:: What to work on ::
Retype, word for word, the lines between the ones holding "Output the Python" and "from matplotlib.ticker import", inclusive; pictures stay out of the copy.

:: Rows from a dataset ::
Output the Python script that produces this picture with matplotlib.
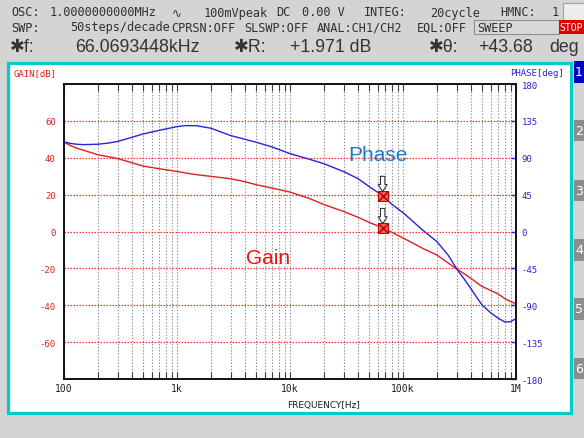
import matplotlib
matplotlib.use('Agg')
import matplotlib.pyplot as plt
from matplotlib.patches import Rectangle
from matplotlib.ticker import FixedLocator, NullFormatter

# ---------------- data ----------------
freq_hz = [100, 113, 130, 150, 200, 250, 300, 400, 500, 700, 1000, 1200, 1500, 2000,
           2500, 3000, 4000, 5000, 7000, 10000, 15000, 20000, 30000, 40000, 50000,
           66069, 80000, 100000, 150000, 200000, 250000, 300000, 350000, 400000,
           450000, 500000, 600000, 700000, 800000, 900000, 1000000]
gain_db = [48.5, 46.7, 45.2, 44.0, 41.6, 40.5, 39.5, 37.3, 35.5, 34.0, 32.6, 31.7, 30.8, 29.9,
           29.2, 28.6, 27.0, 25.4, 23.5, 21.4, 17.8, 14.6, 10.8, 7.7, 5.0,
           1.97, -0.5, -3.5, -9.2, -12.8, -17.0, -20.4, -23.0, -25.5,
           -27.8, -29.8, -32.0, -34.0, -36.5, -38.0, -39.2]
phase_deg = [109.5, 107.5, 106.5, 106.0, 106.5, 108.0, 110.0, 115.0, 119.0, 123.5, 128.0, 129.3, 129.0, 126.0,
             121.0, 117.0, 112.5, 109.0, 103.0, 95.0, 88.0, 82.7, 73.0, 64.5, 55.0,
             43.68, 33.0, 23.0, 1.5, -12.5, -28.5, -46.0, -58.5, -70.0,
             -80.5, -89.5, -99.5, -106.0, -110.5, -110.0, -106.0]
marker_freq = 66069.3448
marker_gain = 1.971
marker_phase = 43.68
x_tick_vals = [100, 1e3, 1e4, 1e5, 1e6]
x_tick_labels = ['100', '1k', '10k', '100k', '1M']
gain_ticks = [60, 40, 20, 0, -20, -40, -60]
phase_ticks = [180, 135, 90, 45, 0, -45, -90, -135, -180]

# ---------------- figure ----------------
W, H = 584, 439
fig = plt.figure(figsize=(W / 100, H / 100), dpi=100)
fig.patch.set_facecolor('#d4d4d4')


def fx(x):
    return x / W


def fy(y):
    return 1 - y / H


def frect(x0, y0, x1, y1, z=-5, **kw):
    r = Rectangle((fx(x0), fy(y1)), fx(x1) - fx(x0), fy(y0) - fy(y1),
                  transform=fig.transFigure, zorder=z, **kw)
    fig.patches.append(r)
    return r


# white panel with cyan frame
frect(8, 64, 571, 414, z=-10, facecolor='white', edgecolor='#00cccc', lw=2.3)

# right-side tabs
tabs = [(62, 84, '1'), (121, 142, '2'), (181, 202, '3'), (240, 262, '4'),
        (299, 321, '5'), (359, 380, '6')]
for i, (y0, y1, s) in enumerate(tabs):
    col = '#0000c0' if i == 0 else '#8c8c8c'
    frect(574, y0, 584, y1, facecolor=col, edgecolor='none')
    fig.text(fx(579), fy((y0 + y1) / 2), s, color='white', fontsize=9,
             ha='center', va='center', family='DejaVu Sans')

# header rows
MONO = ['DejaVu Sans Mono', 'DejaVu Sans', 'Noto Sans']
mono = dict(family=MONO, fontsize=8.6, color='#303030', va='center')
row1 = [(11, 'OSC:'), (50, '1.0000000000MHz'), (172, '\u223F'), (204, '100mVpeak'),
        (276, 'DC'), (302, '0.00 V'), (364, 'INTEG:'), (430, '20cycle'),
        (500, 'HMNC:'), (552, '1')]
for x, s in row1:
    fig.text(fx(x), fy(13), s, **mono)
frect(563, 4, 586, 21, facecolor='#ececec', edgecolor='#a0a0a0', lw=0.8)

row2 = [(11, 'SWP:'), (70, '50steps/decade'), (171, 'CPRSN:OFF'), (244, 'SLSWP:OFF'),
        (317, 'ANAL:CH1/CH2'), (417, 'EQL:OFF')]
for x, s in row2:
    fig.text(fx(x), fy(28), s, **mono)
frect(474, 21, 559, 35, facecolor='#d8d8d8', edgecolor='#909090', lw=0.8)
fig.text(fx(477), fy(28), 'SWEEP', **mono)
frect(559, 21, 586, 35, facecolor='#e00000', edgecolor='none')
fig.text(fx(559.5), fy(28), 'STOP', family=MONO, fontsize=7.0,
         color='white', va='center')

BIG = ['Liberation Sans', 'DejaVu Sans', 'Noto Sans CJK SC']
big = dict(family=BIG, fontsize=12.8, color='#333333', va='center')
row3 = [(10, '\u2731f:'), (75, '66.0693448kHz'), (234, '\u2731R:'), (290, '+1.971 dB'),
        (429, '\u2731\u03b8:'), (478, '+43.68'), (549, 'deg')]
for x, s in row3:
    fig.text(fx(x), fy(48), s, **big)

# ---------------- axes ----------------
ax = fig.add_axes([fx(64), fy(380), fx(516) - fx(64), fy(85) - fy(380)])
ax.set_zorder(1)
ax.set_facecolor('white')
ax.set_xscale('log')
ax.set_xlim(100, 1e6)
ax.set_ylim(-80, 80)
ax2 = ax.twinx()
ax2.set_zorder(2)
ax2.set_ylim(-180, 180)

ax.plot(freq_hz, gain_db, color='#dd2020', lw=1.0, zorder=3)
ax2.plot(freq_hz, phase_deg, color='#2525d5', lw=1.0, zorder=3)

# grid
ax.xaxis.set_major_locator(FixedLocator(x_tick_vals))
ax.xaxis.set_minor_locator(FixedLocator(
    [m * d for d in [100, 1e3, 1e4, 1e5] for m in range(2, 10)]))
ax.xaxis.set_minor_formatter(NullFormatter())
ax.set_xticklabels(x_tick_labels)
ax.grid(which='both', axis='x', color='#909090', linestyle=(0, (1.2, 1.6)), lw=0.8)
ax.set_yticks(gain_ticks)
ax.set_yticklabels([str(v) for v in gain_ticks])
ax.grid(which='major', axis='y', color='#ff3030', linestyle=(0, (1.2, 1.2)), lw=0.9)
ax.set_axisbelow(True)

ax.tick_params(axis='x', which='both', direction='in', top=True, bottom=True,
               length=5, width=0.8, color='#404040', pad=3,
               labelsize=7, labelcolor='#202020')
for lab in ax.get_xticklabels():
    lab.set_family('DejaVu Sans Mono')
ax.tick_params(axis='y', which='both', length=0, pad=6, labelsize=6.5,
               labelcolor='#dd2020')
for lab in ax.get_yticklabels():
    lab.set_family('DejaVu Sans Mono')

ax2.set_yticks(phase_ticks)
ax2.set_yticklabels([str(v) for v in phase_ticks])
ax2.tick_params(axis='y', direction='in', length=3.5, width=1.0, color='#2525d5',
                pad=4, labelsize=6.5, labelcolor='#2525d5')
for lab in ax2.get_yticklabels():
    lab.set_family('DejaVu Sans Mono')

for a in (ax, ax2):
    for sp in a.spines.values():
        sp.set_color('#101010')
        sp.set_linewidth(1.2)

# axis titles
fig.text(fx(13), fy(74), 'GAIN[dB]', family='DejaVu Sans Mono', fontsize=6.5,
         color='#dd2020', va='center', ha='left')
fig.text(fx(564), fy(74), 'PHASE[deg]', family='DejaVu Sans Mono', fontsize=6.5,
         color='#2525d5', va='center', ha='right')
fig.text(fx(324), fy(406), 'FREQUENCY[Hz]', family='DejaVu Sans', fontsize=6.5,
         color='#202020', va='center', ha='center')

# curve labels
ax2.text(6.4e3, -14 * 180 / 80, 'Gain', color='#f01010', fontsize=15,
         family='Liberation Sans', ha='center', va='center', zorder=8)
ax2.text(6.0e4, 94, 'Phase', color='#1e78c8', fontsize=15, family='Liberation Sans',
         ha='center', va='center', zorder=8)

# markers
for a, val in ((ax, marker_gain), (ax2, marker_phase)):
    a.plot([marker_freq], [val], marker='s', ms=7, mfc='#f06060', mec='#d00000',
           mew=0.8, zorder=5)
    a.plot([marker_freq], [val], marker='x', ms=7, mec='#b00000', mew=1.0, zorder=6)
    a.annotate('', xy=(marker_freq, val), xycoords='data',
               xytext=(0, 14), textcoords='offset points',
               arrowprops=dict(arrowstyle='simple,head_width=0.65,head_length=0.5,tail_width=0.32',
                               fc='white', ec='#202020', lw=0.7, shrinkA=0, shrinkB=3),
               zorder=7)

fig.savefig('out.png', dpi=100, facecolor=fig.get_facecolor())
...
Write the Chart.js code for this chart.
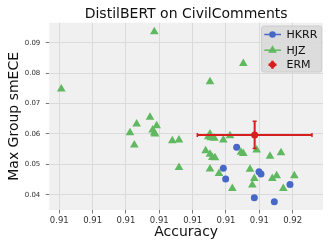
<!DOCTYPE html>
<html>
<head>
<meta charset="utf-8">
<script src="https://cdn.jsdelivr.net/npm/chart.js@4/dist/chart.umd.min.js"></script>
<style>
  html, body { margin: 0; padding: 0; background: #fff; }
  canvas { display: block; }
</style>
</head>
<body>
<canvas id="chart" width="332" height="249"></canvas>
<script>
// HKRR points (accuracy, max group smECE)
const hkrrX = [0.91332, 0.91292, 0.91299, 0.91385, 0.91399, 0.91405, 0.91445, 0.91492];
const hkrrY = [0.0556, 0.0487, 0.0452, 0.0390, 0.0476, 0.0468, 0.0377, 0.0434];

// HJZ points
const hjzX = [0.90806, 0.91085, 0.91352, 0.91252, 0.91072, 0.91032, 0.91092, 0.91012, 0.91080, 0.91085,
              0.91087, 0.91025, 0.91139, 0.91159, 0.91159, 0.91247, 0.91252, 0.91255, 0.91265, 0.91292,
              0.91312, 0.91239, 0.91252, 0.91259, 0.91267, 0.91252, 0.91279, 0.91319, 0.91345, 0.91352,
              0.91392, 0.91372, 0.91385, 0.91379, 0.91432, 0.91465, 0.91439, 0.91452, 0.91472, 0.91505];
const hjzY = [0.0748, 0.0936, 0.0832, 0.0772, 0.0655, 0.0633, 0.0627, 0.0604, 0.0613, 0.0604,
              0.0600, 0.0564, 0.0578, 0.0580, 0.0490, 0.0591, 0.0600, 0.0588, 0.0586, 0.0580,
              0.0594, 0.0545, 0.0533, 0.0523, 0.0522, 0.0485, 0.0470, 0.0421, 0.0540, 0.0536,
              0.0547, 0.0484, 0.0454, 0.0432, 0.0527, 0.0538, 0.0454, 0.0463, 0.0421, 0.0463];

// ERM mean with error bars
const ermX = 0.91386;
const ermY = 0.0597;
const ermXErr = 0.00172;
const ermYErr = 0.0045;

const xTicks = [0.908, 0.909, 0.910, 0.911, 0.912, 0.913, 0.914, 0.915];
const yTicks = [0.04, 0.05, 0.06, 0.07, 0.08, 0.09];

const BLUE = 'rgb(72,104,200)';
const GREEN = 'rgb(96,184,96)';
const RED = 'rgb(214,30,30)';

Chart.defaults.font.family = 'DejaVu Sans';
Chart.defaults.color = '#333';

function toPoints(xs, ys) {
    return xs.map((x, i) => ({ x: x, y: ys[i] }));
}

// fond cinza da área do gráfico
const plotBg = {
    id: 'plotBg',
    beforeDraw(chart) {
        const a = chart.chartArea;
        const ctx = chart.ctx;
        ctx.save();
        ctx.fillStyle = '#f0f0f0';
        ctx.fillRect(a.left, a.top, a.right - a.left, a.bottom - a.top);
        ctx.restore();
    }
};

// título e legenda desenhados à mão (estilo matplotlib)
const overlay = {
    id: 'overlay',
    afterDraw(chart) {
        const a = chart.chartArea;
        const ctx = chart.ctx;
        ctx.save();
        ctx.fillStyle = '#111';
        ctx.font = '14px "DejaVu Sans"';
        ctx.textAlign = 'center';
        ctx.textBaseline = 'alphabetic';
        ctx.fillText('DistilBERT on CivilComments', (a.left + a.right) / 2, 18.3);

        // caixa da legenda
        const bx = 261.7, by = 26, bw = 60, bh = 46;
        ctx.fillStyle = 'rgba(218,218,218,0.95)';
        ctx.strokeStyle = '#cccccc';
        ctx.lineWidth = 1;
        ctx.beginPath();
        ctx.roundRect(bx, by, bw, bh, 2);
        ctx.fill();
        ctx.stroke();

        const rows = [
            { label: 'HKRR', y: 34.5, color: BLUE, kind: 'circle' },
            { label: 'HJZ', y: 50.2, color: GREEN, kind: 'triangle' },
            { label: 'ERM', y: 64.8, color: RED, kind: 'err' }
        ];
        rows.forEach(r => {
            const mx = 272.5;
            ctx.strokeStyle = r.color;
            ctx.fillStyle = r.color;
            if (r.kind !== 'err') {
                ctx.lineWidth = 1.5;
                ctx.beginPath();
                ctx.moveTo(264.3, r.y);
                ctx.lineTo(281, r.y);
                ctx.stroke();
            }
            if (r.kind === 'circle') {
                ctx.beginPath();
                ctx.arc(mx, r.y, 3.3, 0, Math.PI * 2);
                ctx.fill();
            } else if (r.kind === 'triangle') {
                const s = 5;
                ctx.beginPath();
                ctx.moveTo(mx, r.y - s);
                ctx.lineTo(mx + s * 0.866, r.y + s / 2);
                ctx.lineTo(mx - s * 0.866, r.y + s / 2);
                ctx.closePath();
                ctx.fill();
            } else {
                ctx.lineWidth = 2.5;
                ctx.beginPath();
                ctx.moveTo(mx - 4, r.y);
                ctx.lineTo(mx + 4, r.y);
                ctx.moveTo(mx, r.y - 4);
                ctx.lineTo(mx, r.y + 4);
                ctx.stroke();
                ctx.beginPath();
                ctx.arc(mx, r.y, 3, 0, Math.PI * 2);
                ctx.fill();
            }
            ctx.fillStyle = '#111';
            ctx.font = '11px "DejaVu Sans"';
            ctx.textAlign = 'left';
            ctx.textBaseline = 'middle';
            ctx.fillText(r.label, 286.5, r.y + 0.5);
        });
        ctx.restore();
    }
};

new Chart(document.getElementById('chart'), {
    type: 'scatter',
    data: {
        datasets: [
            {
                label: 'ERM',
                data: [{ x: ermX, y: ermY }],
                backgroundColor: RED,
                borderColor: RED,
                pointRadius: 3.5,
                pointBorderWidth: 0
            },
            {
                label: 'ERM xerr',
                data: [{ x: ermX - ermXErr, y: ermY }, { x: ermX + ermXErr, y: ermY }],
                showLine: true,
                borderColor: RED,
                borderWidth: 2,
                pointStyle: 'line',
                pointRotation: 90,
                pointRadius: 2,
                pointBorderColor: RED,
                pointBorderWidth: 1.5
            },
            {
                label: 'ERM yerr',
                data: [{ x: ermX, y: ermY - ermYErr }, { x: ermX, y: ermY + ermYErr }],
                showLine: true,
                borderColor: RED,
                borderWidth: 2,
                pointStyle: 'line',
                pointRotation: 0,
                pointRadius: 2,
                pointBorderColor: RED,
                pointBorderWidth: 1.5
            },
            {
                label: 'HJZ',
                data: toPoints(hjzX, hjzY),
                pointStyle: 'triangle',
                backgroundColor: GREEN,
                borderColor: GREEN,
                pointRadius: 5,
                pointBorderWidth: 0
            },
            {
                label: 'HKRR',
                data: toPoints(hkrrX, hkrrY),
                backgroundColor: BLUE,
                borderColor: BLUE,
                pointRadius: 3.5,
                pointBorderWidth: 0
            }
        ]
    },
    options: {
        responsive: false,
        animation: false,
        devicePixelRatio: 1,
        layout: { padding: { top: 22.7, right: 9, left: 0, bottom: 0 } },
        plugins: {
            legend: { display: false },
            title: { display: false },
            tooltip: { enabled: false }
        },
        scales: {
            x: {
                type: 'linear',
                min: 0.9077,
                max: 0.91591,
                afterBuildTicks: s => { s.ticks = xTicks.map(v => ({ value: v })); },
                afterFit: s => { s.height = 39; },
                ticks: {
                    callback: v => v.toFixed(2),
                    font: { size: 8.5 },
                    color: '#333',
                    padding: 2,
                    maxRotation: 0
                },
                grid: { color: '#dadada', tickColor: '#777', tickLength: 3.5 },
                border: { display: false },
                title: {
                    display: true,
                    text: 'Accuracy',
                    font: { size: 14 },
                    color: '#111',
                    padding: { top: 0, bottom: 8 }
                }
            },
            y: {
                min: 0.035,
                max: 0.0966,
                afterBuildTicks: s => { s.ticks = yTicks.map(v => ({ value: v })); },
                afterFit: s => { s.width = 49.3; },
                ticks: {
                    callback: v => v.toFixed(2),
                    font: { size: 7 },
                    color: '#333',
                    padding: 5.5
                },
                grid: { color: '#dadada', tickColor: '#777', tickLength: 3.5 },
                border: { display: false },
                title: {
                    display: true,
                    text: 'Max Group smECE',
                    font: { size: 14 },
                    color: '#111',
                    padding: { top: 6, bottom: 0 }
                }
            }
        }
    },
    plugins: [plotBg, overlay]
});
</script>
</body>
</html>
---
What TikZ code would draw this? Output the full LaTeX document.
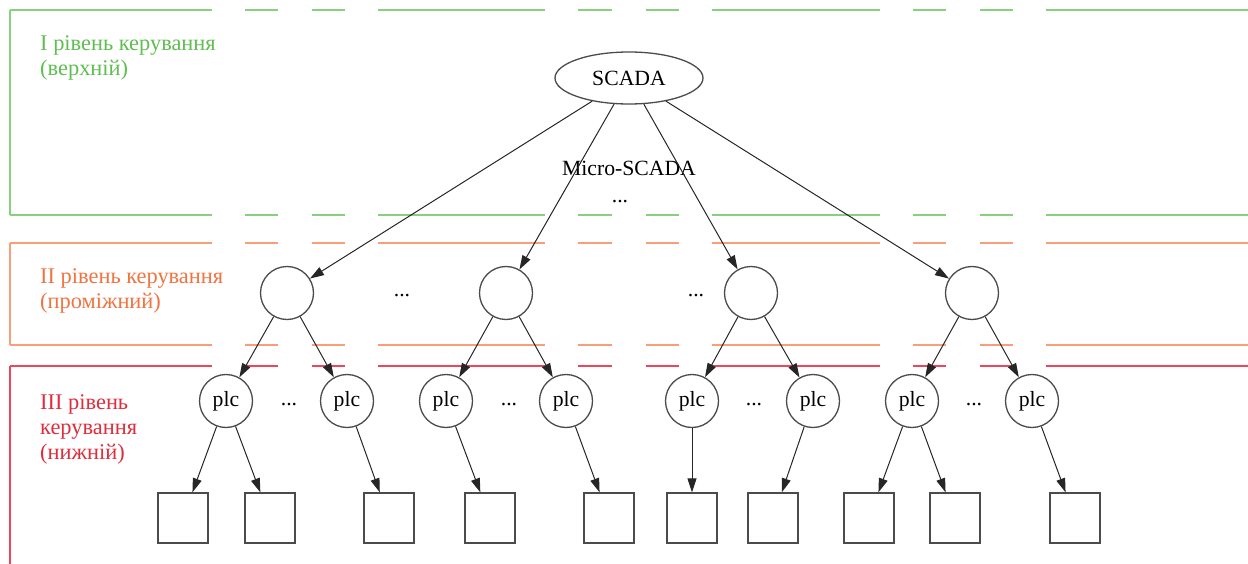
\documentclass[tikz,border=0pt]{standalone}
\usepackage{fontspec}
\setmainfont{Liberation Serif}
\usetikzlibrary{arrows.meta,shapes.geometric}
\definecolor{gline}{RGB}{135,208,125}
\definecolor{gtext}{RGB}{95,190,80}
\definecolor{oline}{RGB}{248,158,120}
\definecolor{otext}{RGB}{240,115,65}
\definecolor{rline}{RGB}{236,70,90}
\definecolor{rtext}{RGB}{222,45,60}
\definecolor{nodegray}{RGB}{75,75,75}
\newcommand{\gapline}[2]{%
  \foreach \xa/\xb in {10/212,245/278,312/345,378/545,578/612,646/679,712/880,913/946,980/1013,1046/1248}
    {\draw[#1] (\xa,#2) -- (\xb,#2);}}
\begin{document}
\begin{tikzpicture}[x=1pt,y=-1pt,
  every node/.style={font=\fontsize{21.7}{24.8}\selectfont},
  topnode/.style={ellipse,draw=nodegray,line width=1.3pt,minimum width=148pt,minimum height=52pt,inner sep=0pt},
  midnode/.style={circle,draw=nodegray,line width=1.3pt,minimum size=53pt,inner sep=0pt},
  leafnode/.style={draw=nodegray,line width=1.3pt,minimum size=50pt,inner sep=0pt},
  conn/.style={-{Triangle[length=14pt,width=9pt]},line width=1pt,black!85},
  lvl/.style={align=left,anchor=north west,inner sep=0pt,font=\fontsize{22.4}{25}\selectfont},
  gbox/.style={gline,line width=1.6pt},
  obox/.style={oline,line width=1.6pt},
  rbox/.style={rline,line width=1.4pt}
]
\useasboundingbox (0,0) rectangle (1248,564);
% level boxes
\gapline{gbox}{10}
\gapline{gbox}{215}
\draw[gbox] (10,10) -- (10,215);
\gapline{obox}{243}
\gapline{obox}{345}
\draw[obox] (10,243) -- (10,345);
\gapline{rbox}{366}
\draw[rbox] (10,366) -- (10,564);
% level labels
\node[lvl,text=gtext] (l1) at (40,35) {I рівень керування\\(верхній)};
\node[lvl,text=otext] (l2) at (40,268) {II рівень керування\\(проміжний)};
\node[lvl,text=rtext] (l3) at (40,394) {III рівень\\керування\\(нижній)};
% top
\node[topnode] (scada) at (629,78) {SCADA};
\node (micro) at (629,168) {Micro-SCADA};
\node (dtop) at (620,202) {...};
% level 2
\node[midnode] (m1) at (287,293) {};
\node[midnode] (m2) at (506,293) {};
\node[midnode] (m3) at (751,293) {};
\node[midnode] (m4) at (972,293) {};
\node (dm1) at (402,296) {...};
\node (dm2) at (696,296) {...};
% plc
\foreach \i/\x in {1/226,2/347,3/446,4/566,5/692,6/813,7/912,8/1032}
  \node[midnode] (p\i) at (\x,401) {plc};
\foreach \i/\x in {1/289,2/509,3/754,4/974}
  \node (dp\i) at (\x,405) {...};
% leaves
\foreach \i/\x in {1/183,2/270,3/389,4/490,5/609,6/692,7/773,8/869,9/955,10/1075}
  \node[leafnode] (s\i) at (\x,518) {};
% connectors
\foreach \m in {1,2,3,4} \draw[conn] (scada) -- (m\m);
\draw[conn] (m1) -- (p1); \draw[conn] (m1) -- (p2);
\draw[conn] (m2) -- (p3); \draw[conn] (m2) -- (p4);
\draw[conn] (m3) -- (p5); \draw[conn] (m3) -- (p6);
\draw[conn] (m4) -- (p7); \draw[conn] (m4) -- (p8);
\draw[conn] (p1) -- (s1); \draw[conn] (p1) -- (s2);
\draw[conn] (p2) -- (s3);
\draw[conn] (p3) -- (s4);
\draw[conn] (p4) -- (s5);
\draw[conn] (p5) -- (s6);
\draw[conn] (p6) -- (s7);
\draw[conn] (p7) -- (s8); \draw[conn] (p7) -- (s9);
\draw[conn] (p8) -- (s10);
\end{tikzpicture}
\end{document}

:: Task result ::
Output the Python script that produces this picture with matplotlib.
import matplotlib
matplotlib.use('Agg')
import matplotlib.pyplot as plt
from matplotlib.patches import Rectangle
from matplotlib.ticker import FixedLocator, NullFormatter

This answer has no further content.